▸ INSTRUCTION: Produce a word-for-word copy of the listing below without its pictures.

### DATA LINES ###

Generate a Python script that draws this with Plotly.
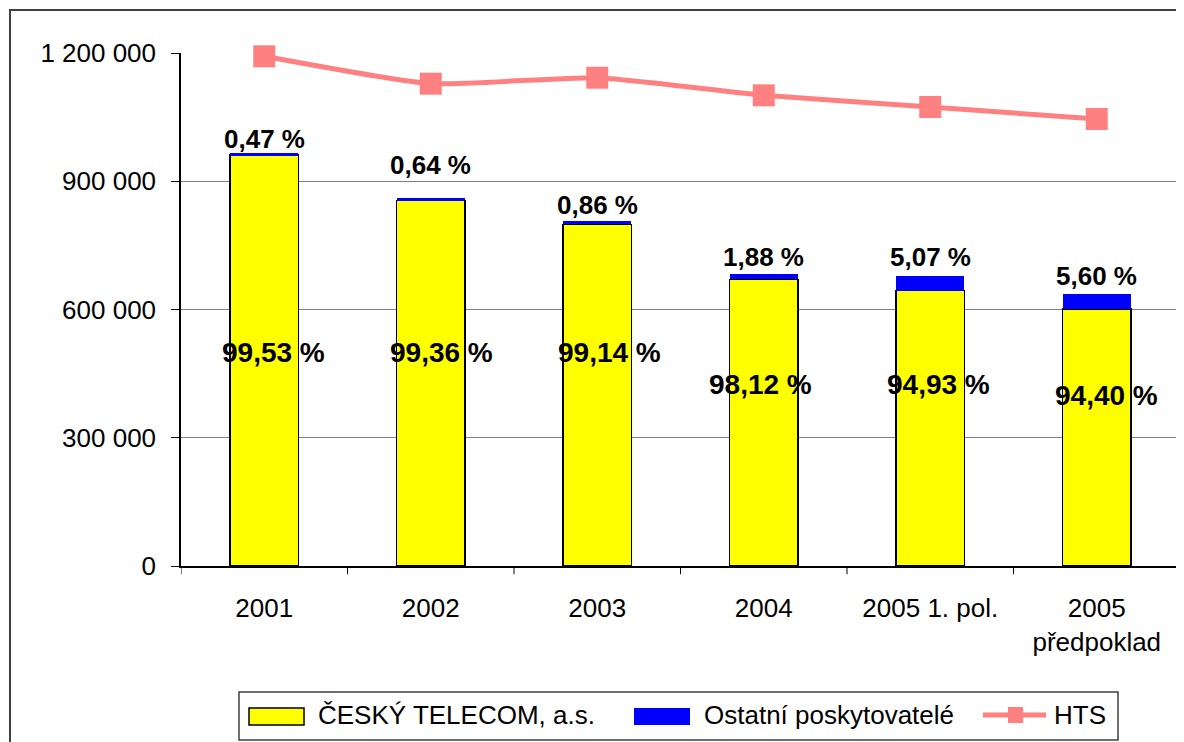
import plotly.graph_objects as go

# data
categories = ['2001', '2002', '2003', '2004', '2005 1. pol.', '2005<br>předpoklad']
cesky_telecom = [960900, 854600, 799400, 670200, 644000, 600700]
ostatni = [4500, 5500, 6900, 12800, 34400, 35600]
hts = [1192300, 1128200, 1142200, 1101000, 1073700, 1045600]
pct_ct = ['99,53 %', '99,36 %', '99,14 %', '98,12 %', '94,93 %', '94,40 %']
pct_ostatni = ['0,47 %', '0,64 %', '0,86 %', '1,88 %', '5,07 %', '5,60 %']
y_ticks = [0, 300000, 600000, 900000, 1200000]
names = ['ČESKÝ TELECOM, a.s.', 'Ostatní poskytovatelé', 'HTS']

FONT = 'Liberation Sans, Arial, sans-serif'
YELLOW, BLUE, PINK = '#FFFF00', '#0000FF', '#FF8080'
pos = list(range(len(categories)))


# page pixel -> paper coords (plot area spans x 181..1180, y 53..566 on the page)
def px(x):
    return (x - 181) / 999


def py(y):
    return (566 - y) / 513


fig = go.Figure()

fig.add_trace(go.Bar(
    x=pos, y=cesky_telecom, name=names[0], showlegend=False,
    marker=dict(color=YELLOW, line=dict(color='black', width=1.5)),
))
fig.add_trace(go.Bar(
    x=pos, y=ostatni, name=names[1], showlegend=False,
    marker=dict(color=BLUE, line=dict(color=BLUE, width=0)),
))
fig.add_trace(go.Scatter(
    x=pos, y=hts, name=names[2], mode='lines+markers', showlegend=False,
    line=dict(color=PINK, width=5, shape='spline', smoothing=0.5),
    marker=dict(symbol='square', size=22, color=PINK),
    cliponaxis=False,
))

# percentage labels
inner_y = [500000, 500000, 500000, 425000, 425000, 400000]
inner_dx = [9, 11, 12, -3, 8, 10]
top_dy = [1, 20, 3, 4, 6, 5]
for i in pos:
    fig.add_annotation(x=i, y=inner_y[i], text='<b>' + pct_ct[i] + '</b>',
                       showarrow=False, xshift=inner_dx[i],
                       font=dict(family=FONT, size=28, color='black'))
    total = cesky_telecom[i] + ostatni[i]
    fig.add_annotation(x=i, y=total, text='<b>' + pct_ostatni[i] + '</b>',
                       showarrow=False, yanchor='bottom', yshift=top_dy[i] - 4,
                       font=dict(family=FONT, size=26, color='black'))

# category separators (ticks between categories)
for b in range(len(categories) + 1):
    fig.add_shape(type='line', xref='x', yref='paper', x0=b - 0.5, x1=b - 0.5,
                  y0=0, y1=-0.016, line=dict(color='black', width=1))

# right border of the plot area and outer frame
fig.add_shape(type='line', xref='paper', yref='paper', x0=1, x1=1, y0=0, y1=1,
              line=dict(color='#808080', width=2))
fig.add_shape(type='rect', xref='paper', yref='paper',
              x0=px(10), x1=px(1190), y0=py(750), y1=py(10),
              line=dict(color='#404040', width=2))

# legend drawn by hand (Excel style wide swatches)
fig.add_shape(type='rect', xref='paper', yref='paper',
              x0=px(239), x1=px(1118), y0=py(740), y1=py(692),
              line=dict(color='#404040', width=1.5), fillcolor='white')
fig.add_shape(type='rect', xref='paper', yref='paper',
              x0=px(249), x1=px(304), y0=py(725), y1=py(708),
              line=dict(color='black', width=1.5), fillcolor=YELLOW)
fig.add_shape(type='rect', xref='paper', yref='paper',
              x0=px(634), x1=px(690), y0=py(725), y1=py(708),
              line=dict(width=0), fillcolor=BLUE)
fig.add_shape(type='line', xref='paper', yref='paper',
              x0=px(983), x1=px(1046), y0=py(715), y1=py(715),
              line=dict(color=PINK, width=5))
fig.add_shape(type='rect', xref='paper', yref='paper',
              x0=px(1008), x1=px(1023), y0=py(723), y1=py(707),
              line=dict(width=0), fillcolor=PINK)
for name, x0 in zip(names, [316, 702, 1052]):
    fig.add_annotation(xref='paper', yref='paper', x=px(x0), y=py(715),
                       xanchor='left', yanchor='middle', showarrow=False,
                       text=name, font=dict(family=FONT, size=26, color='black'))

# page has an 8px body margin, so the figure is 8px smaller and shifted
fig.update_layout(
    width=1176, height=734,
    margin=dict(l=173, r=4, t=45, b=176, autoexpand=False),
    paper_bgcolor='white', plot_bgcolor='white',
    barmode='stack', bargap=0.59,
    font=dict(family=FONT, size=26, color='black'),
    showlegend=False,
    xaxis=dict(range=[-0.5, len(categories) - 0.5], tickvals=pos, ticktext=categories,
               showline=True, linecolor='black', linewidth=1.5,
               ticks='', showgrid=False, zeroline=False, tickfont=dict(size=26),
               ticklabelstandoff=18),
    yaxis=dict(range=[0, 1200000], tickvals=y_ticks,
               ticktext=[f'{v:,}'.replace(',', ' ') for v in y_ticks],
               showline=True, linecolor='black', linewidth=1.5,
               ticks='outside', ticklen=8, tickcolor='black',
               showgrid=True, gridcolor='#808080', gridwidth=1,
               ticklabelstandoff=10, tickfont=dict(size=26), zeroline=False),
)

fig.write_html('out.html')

###

▸ THE ANSWER:
Generate a Python script that draws this with Plotly.
import plotly.graph_objects as go

# data
categories = ['2001', '2002', '2003', '2004', '2005 1. pol.', '2005<br>předpoklad']
cesky_telecom = [960900, 854600, 799400, 670200, 644000, 600700]
ostatni = [4500, 5500, 6900, 12800, 34400, 35600]
hts = [1192300, 1128200, 1142200, 1101000, 1073700, 1045600]
pct_ct = ['99,53 %', '99,36 %', '99,14 %', '98,12 %', '94,93 %', '94,40 %']
pct_ostatni = ['0,47 %', '0,64 %', '0,86 %', '1,88 %', '5,07 %', '5,60 %']
y_ticks = [0, 300000, 600000, 900000, 1200000]
names = ['ČESKÝ TELECOM, a.s.', 'Ostatní poskytovatelé', 'HTS']

FONT = 'Liberation Sans, Arial, sans-serif'
YELLOW, BLUE, PINK = '#FFFF00', '#0000FF', '#FF8080'
pos = list(range(len(categories)))


# page pixel -> paper coords (plot area spans x 181..1180, y 53..566 on the page)
def px(x):
    return (x - 181) / 999


def py(y):
    return (566 - y) / 513


fig = go.Figure()

fig.add_trace(go.Bar(
    x=pos, y=cesky_telecom, name=names[0], showlegend=False,
    marker=dict(color=YELLOW, line=dict(color='black', width=1.5)),
))
fig.add_trace(go.Bar(
    x=pos, y=ostatni, name=names[1], showlegend=False,
    marker=dict(color=BLUE, line=dict(color=BLUE, width=0)),
))
fig.add_trace(go.Scatter(
    x=pos, y=hts, name=names[2], mode='lines+markers', showlegend=False,
    line=dict(color=PINK, width=5, shape='spline', smoothing=0.5),
    marker=dict(symbol='square', size=22, color=PINK),
    cliponaxis=False,
))

# percentage labels
inner_y = [500000, 500000, 500000, 425000, 425000, 400000]
inner_dx = [9, 11, 12, -3, 8, 10]
top_dy = [1, 20, 3, 4, 6, 5]
for i in pos:
    fig.add_annotation(x=i, y=inner_y[i], text='<b>' + pct_ct[i] + '</b>',
                       showarrow=False, xshift=inner_dx[i],
                       font=dict(family=FONT, size=28, color='black'))
    total = cesky_telecom[i] + ostatni[i]
    fig.add_annotation(x=i, y=total, text='<b>' + pct_ostatni[i] + '</b>',
                       showarrow=False, yanchor='bottom', yshift=top_dy[i] - 4,
                       font=dict(family=FONT, size=26, color='black'))

# category separators (ticks between categories)
for b in range(len(categories) + 1):
    fig.add_shape(type='line', xref='x', yref='paper', x0=b - 0.5, x1=b - 0.5,
                  y0=0, y1=-0.016, line=dict(color='black', width=1))

# right border of the plot area and outer frame
fig.add_shape(type='line', xref='paper', yref='paper', x0=1, x1=1, y0=0, y1=1,
              line=dict(color='#808080', width=2))
fig.add_shape(type='rect', xref='paper', yref='paper',
              x0=px(10), x1=px(1190), y0=py(750), y1=py(10),
              line=dict(color='#404040', width=2))

# legend drawn by hand (Excel style wide swatches)
fig.add_shape(type='rect', xref='paper', yref='paper',
              x0=px(239), x1=px(1118), y0=py(740), y1=py(692),
              line=dict(color='#404040', width=1.5), fillcolor='white')
fig.add_shape(type='rect', xref='paper', yref='paper',
              x0=px(249), x1=px(304), y0=py(725), y1=py(708),
              line=dict(color='black', width=1.5), fillcolor=YELLOW)
fig.add_shape(type='rect', xref='paper', yref='paper',
              x0=px(634), x1=px(690), y0=py(725), y1=py(708),
              line=dict(width=0), fillcolor=BLUE)
fig.add_shape(type='line', xref='paper', yref='paper',
              x0=px(983), x1=px(1046), y0=py(715), y1=py(715),
              line=dict(color=PINK, width=5))
fig.add_shape(type='rect', xref='paper', yref='paper',
              x0=px(1008), x1=px(1023), y0=py(723), y1=py(707),
              line=dict(width=0), fillcolor=PINK)
for name, x0 in zip(names, [316, 702, 1052]):
    fig.add_annotation(xref='paper', yref='paper', x=px(x0), y=py(715),
                       xanchor='left', yanchor='middle', showarrow=False,
                       text=name, font=dict(family=FONT, size=26, color='black'))

# page has an 8px body margin, so the figure is 8px smaller and shifted
fig.update_layout(
    width=1176, height=734,
    margin=dict(l=173, r=4, t=45, b=176, autoexpand=False),
    paper_bgcolor='white', plot_bgcolor='white',
    barmode='stack', bargap=0.59,
    font=dict(family=FONT, size=26, color='black'),
    showlegend=False,
    xaxis=dict(range=[-0.5, len(categories) - 0.5], tickvals=pos, ticktext=categories,
               showline=True, linecolor='black', linewidth=1.5,
               ticks='', showgrid=False, zeroline=False, tickfont=dict(size=26),
               ticklabelstandoff=18),
    yaxis=dict(range=[0, 1200000], tickvals=y_ticks,
               ticktext=[f'{v:,}'.replace(',', ' ') for v in y_ticks],
               showline=True, linecolor='black', linewidth=1.5,
               ticks='outside', ticklen=8, tickcolor='black',
               showgrid=True, gridcolor='#808080', gridwidth=1,
               ticklabelstandoff=10, tickfont=dict(size=26), zeroline=False),
)

fig.write_html('out.html')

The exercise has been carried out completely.